Hazhir Temourian was born in the Kurdish town of Sahneh, in western Iran, where he spent nineteen years before moving to England. He entered journalism and has been employed by the BBC and The Times (London). He presently works at The European weekly newspaper as a Middle East specialist, but also contributes regularly to a number of other organizations throughout the West, which deal with political and social issues.
Ken Timmerman is Executive Director of the Foundation for Democracy in Iran, a Washington-based non-profit organization that promotes democracy in Iran. Since 1982, he has worked in the Middle East for a variety of U.S. and international news organizations, including Newsweek, Time, The Wall Street Journal, and CBS News. From 1987 to 1993 Mr. Timmerman published Middle East Defense News from Paris. He joined the staff of the House Foreign Affairs Committee in 1993 and directed studies on Iranian weapons procurement activities. Since 1994, Mr. Timmerman has directed the Middle East Data Project, Inc., which publishes The Iran Brief, a monthly investigative newsletter on strategic policy, trade, and related issues.
Abbas Vali is presently Lecturer in politics at the University of Wales, Swansea. He is the author of Pre-Capitalist Iran: A Theoretical History (1993), and Kurdish Nationalism: Sovereignty, Identity and the Dialectics of Violence in Kurdistan (forthcoming, 1999), as well as of numerous articles on modern Kurdish history and politics. Dr. Vali is currently completing a book on the Kurdish Question in Iran.

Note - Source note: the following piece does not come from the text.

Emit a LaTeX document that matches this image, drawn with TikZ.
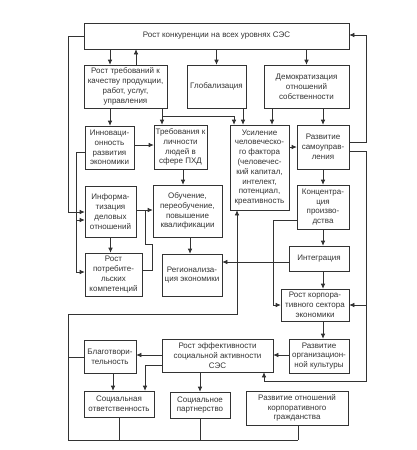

Mehdi Zana, the former mayor of Diyarbekir, the principal Kurdish city in Turkey, is a prominent figure in the international Kurdish community. After spending fifteen years in prison in Turkey for promoting Kurdish rights when he served as mayor, Mr. Zana continues his work as a peace activist from his home in Sweden, where he currently lives in exile. Mr. Zana is the author of Prison No. 5: Eleven Years in Turkish Jails, which has been translated into English and French from its Turkish-language original, and is currently writing a number of other works.